## WRITTEN INSTRUCTION:
Extract only the first line of the listing and every line after it up to and including the one with "0.699, 0.70, 0.70];". Omit the pictures.

## DATA SHOWN:
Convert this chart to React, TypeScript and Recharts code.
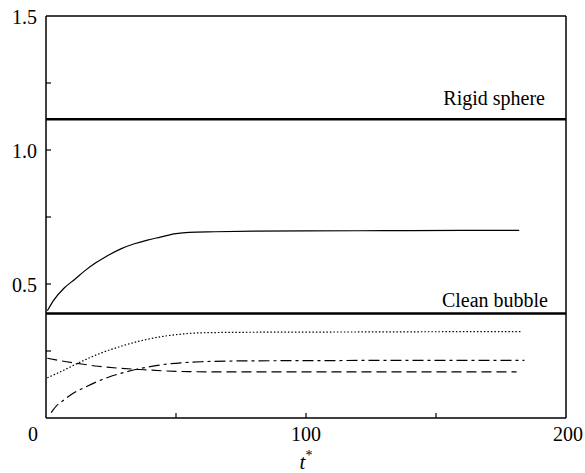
import { LineChart, Line, XAxis, YAxis, ReferenceLine } from 'recharts';

// t* values and curve values
const solidT = [0.5, 3, 7, 11, 15, 19, 23, 29, 34, 39, 44, 50, 55, 65, 80, 100, 130, 160, 182];
const solidV = [0.40, 0.44, 0.485, 0.517, 0.55, 0.578, 0.602, 0.632, 0.65, 0.664, 0.675, 0.688, 0.693, 0.695, 0.697, 0.698, 0.699, 0.70, 0.70];

const dottedT = [0.5, 5, 12, 20, 28, 36, 44, 52, 60, 80, 120, 160, 183];
const dottedV = [0.15, 0.17, 0.203, 0.238, 0.265, 0.287, 0.303, 0.313, 0.318, 0.32, 0.321, 0.322, 0.322];

const dashedT = [0.5, 6, 12, 20, 28, 36, 45, 55, 70, 100, 140, 181];
const dashedV = [0.223, 0.213, 0.204, 0.193, 0.186, 0.181, 0.176, 0.173, 0.172, 0.172, 0.172, 0.172];

const dashDotT = [2, 4, 7, 10, 14, 19, 24, 30, 36, 44, 52, 60, 75, 100, 140, 184];
const dashDotV = [0.02, 0.045, 0.068, 0.09, 0.11, 0.133, 0.152, 0.17, 0.184, 0.198, 0.206, 0.21, 0.213, 0.214, 0.215, 0.215];

const rigidSphere = 1.115;
const cleanBubble = 0.39;

const xTicks = [0, 50, 100, 150, 200];
const xLabels = [0, 100, 200];
const yTicks = [0, 0.25, 0.5, 0.75, 1.0, 1.25, 1.5];
const yLabels = [0.5, 1.0, 1.5];

const textStyle = { fontFamily: "'Liberation Serif', 'DejaVu Serif', serif" };

const toPoints = (t: number[], v: number[]) => t.map((x, i) => ({ t: x, v: v[i] }));

const BottomTick = (props: any) => {
  const { x, y, payload } = props;
  const v = payload.value;
  const dx = v === 0 ? -13 : v === 200 ? 2 : 0;
  return (
    <g>
      {v > 0 && v < 200 && <line x1={x} y1={y} x2={x} y2={y - 5} stroke="#000" strokeWidth={1.2} />}
      {xLabels.includes(v) && (
        <text x={x + dx} y={y + 23} textAnchor="middle" style={textStyle} fontSize={20} fill="#000">
          {v}
        </text>
      )}
    </g>
  );
};

const LeftTick = (props: any) => {
  const { x, y, payload } = props;
  const v = payload.value;
  return (
    <g>
      {v > 0 && v < 1.5 && <line x1={x} y1={y} x2={x + 5} y2={y} stroke="#000" strokeWidth={1.2} />}
      {yLabels.includes(v) && (
        <text x={x - 9} y={y + 8} textAnchor="end" style={textStyle} fontSize={20} fill="#000">
          {v.toFixed(1)}
        </text>
      )}
    </g>
  );
};

const RightTick = (props: any) => {
  const { x, y, payload } = props;
  const v = payload.value;
  if (v <= 0 || v >= 1.5) return <g />;
  return <line x1={x} y1={y} x2={x - 5} y2={y} stroke="#000" strokeWidth={1.2} />;
};

const LineLabel = (props: any) => {
  const { viewBox, text, rightPad, lift } = props;
  return (
    <text
      x={viewBox.x + viewBox.width - rightPad}
      y={viewBox.y - lift}
      textAnchor="end"
      style={textStyle}
      fontSize={20}
      fill="#000"
    >
      {text}
    </text>
  );
};

const XTitle = (props: any) => {
  const { viewBox } = props;
  return (
    <text x={viewBox.x + viewBox.width / 2} y={viewBox.y + 51} textAnchor="middle" style={textStyle} fontSize={21} fill="#000">
      <tspan fontStyle="italic">t</tspan>
      <tspan fontSize={14} dy={-9}>*</tspan>
    </text>
  );
};

export default function App() {
  return (
    <div style={{ position: 'absolute', left: 0, top: 0, background: '#fff', ...textStyle }}>
      <LineChart width={585} height={473} margin={{ top: 0, right: 0, bottom: 0, left: 0 }}>
        <XAxis
          dataKey="t"
          type="number"
          domain={[0, 200]}
          ticks={xTicks}
          interval={0}
          tickSize={0}
          tickMargin={0}
          height={55}
          tick={<BottomTick />}
          axisLine={{ stroke: '#000', strokeWidth: 1.5 }}
          label={<XTitle />}
        />
        <XAxis
          xAxisId="top"
          orientation="top"
          type="number"
          domain={[0, 200]}
          height={16}
          tick={false}
          tickLine={false}
          axisLine={{ stroke: '#000', strokeWidth: 1.5 }}
        />
        <YAxis
          type="number"
          domain={[0, 1.5]}
          ticks={yTicks}
          interval={0}
          tickSize={0}
          tickMargin={0}
          width={46}
          tick={<LeftTick />}
          axisLine={{ stroke: '#000', strokeWidth: 1.5 }}
        />
        <YAxis
          yAxisId="right"
          orientation="right"
          type="number"
          domain={[0, 1.5]}
          ticks={yTicks}
          interval={0}
          tickSize={0}
          tickMargin={0}
          width={19}
          tick={<RightTick />}
          axisLine={{ stroke: '#000', strokeWidth: 1.5 }}
        />
        <ReferenceLine
          y={rigidSphere}
          stroke="#000"
          strokeWidth={2.5}
          label={<LineLabel text="Rigid sphere" rightPad={21} lift={14} />}
        />
        <ReferenceLine
          y={cleanBubble}
          stroke="#000"
          strokeWidth={2.5}
          label={<LineLabel text="Clean bubble" rightPad={18} lift={6} />}
        />
        <Line data={toPoints(solidT, solidV)} dataKey="v" type="monotone" stroke="#000" strokeWidth={1.2} dot={false} isAnimationActive={false} />
        <Line data={toPoints(dottedT, dottedV)} dataKey="v" type="monotone" stroke="#000" strokeWidth={1.2} strokeDasharray="1.5 2" dot={false} isAnimationActive={false} />
        <Line data={toPoints(dashedT, dashedV)} dataKey="v" type="monotone" stroke="#000" strokeWidth={1.2} strokeDasharray="10 5" dot={false} isAnimationActive={false} />
        <Line data={toPoints(dashDotT, dashDotV)} dataKey="v" type="monotone" stroke="#000" strokeWidth={1.2} strokeDasharray="11 4 3 4" dot={false} isAnimationActive={false} />
      </LineChart>
    </div>
  );
}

## EXERCISE RESPONSE:
Convert this chart to React, TypeScript and Recharts code.
import { LineChart, Line, XAxis, YAxis, ReferenceLine } from 'recharts';

// t* values and curve values
const solidT = [0.5, 3, 7, 11, 15, 19, 23, 29, 34, 39, 44, 50, 55, 65, 80, 100, 130, 160, 182];
const solidV = [0.40, 0.44, 0.485, 0.517, 0.55, 0.578, 0.602, 0.632, 0.65, 0.664, 0.675, 0.688, 0.693, 0.695, 0.697, 0.698, 0.699, 0.70, 0.70];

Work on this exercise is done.